In conversation with Denver-based rap artist Jelie for the BBG Blog
"Bradlie Jones, who goes by the moniker of Jelie, is a multi-talented rapper and producer who is at the fulcrum of an evolving Hip Hop scene. Jelie pronounced “Jel-eye” is a very different and uniquely wired musician who isn’t afraid to break the rules and push the boundaries of our perception with her deeply layered lyricism and well-crafted production. Born and raised in Denver Colorado, Jelie has a drive, a focus, and a tenacity that will lead her to become a relentless and unstoppable force in the independent Hip Hop circuit. Jelie is making music that is driven by a desire to motivate, inspire, and tell her story her way." [from Jelie's website] Jelie teaches at our BBG Denver chapter, and performed at We're Here Fest in Fort Collins. We asked her a few questions to learn more about her background and influences.
How did you first get started in music?
My dad was heavily interested in digital art, like music and film. He went to an Art Institute school but dropped out because it wasn't hands-on, he didn't want to take classes that didn't get him results. He accumulated a bunch of equipment when I was a toddler. Most of it was analog, as computers weren't as prevalent then. I was inspired watching him, and I thought it was cool, so I started rapping. When I was 12, I tried making beats with Fruity Loops and Magix Music Maker, but it was too glitchy to figure out, so I gave up. Then when I was 14, I met a kid in high school who used a different software called Reason. I started making beats in that software because I didn't have money to buy beats as a teenager. Also, I thought if my dad could do it, so could I. I was like a kid in an arcade. I had to get specific tickets or points to win prizes. The prizes were software and equipment. The tickets were social capital, money, and skill. I was hooked!

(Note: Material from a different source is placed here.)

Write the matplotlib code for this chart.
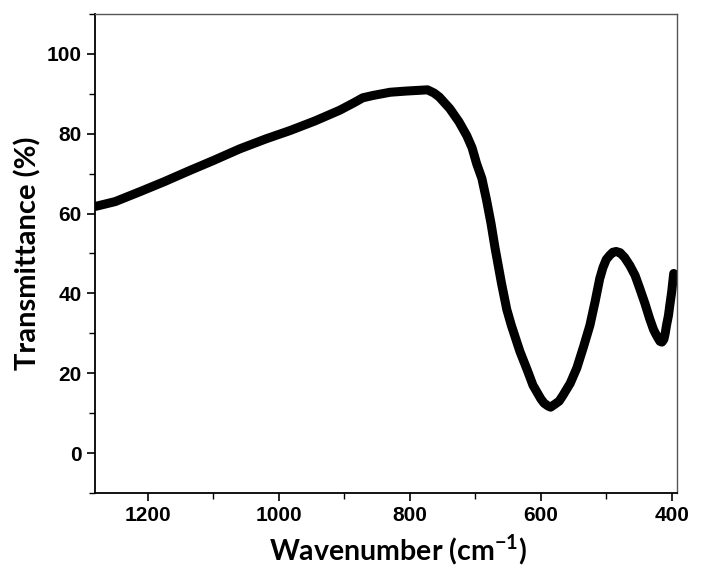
import matplotlib
matplotlib.use("Agg")
import matplotlib.pyplot as plt
from matplotlib.ticker import MultipleLocator

# FTIR spectrum (cm-1, % transmittance)
wavenumber = [1280, 1250, 1212, 1175, 1136, 1100, 1060, 1020, 983, 945,
              907, 885, 872, 856, 830, 805, 773, 763, 755, 739,
              725, 713, 705, 698, 690, 683, 676, 670, 660, 652,
              645, 632, 620, 612, 600, 595, 589, 585, 578, 572,
              566, 555, 545, 535, 525, 517, 510, 505, 500, 495,
              490, 485, 479, 472, 464, 456, 449, 441, 434, 428,
              425, 421, 418, 415, 412, 410, 408, 405, 403, 400,
              397]
transmittance = [61.8, 63.0, 65.5, 68.0, 70.8, 73.3, 76.2, 78.7, 80.8, 83.2,
                 85.9, 87.8, 89.0, 89.6, 90.4, 90.7, 91.0, 90.2, 89.2, 86.3,
                 83.0, 79.5, 76.5, 72.5, 68.8, 63.5, 57.5, 51.5, 42.5, 36.0,
                 32.0, 25.5, 20.5, 17.0, 13.6, 12.5, 11.8, 11.5, 12.3, 13.0,
                 14.5, 17.5, 21.3, 26.5, 32.0, 38.0, 43.7, 46.5, 48.5, 49.5,
                 50.3, 50.5, 50.2, 49.0, 47.0, 44.5, 41.3, 37.5, 33.8, 31.0,
                 30.0, 28.8, 28.0, 27.8, 28.5, 30.0, 32.0, 34.5, 37.0, 40.5,
                 45.0]

x_ticks = [1200, 1000, 800, 600, 400]
y_ticks = [0, 20, 40, 60, 80, 100]

plt.rcParams["font.family"] = ["Liberation Sans", "DejaVu Sans"]
plt.rcParams["mathtext.fontset"] = "custom"
plt.rcParams["mathtext.bf"] = "Lato:bold"

fig = plt.figure(figsize=(7.03, 5.69), dpi=100)
ax = fig.add_axes([0.135, 0.1336, 0.828, 0.8418])

ax.plot(wavenumber, transmittance, color="black", lw=6.5,
        solid_joinstyle="round", solid_capstyle="round")

ax.set_xlim(1281, 392)
ax.set_ylim(-10, 110)
ax.set_xticks(x_ticks)
ax.set_yticks(y_ticks)
ax.xaxis.set_minor_locator(MultipleLocator(100))
ax.yaxis.set_minor_locator(MultipleLocator(10))

ax.tick_params(which="major", direction="out", length=6, width=1.2,
               labelsize=15, top=False, right=False)
ax.tick_params(which="minor", direction="out", length=4, width=1.0,
               top=False, right=False)
for lab in ax.get_xticklabels() + ax.get_yticklabels():
    lab.set_fontweight("bold")

for side in ("left", "bottom"):
    ax.spines[side].set_linewidth(1.3)
    ax.spines[side].set_color("black")
for side in ("top", "right"):
    ax.spines[side].set_linewidth(1.0)
    ax.spines[side].set_color("#555555")

ax.set_xlabel(r"Wavenumber (cm$^{\mathbf{-1}}$)", fontsize=20.5,
              fontweight="bold", family="Lato")
ax.set_ylabel("Transmittance (%)", fontsize=21, fontweight="bold",
              family="Lato")
ax.xaxis.set_label_coords(0.52, -0.082)
ax.yaxis.set_label_coords(-0.091, 0.5)

fig.savefig("out.png", dpi=100)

Did you have any significant mentors or role models in music growing up?
Other than my dad, I took an interest in the "weirder" side of music: Tech N9ne, Brotha Lynch Hung, and Eminem, to name a few.I remember studying how Hopsin built Funk Volume, how Nicki Minaj structured her punchlines, and how Kendrick Lamar used wordplay. Queen Latifah is another one. She's done everything! She made me feel like I could too!
What do you appreciate most about the Denver music scene? What's the biggest challenge for you?
I appreciate how we're in the middle of the country and influenced by everywhere around us. The biggest challenge for me is knowing most places around us don't know Denver has a music scene, at least in popular music outside of jazz and bluegrass.
What drew you to teaching and getting involved with Beats by Girlz?
I built my teaching skills through a YouTube channel about music production. After graduating college, I started dabbling in in-person teaching. My friend, Vonna Wolf, started volunteering with Beats By Girlz, so there was a natural path for me to volunteer for the Denver chapter she started.
You were named "Ten Colorado Rappers to Watch in 2023". What's on the horizon for you this year?
I'm releasing a ton of music. I'm also growing my Music Tech internet marketing business. I want to normalize the idea of "local" musicians diversifying their income.
Do you have any advice for young women and non-binary folks in music, specifically in the rap scene?
The people who will love your art already exist. You have to find them. Once you find enough of them, word of mouth takes over and they'll find you!